Copy the lines of the data below exactly, starting at the first and stopping after the line that contains "4.5, 5, 5.5]"; include no pictures.

> **DATA EXCERPT**:
■ ■ ■ ■ ■ ■ ■

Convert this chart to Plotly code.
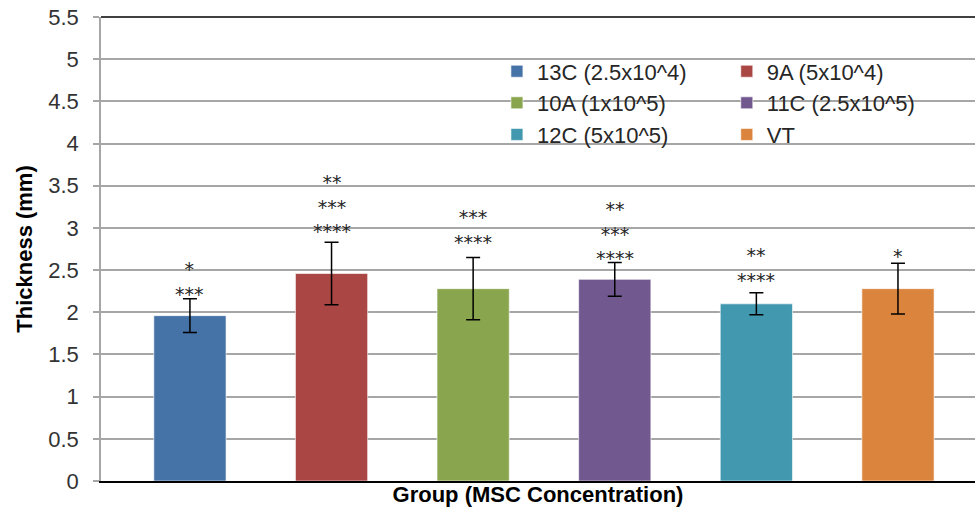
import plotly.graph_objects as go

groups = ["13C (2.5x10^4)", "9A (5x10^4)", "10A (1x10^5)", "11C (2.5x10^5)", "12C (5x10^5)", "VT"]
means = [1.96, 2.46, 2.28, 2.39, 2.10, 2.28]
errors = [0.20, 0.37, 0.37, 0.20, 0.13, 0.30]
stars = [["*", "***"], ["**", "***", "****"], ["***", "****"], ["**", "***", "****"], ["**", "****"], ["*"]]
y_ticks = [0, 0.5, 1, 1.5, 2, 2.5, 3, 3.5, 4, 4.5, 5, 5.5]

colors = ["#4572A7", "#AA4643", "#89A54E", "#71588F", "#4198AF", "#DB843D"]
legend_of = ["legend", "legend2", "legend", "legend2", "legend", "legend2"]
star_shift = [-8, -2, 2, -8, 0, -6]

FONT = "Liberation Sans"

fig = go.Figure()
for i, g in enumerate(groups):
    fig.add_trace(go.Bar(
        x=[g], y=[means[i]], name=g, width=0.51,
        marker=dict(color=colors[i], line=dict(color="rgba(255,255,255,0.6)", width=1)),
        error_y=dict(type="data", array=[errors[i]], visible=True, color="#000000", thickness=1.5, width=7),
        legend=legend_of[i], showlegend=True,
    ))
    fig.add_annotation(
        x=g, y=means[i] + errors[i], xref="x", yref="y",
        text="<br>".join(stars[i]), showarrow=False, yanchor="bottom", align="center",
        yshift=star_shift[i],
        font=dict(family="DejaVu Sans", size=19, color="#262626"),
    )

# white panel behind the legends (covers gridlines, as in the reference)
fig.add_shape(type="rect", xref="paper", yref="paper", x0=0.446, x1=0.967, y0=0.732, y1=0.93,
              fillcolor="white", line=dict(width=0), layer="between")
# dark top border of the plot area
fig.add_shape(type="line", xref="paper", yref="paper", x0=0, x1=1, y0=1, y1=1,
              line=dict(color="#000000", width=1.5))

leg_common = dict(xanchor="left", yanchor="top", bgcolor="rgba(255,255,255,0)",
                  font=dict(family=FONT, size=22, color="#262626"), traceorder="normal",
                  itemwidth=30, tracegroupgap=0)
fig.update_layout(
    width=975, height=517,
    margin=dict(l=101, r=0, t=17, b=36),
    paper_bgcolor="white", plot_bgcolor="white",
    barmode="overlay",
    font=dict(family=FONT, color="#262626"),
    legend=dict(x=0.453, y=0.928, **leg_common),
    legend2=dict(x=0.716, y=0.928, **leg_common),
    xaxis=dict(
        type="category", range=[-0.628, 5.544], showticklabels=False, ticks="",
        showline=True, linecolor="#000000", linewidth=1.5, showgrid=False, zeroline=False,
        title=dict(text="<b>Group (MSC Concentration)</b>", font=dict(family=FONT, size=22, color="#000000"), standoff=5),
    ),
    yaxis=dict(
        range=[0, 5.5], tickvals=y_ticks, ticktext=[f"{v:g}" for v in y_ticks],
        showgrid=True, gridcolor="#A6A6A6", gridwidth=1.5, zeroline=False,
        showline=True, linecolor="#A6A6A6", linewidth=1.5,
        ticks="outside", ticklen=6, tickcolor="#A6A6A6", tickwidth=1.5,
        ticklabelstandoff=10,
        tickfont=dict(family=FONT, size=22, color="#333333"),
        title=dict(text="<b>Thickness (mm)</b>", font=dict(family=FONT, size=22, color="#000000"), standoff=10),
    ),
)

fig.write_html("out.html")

■ ■ ■ ■ ■ ■ ■

> **CORRECT ANSWER**:
Convert this chart to Plotly code.
import plotly.graph_objects as go

groups = ["13C (2.5x10^4)", "9A (5x10^4)", "10A (1x10^5)", "11C (2.5x10^5)", "12C (5x10^5)", "VT"]
means = [1.96, 2.46, 2.28, 2.39, 2.10, 2.28]
errors = [0.20, 0.37, 0.37, 0.20, 0.13, 0.30]
stars = [["*", "***"], ["**", "***", "****"], ["***", "****"], ["**", "***", "****"], ["**", "****"], ["*"]]
y_ticks = [0, 0.5, 1, 1.5, 2, 2.5, 3, 3.5, 4, 4.5, 5, 5.5]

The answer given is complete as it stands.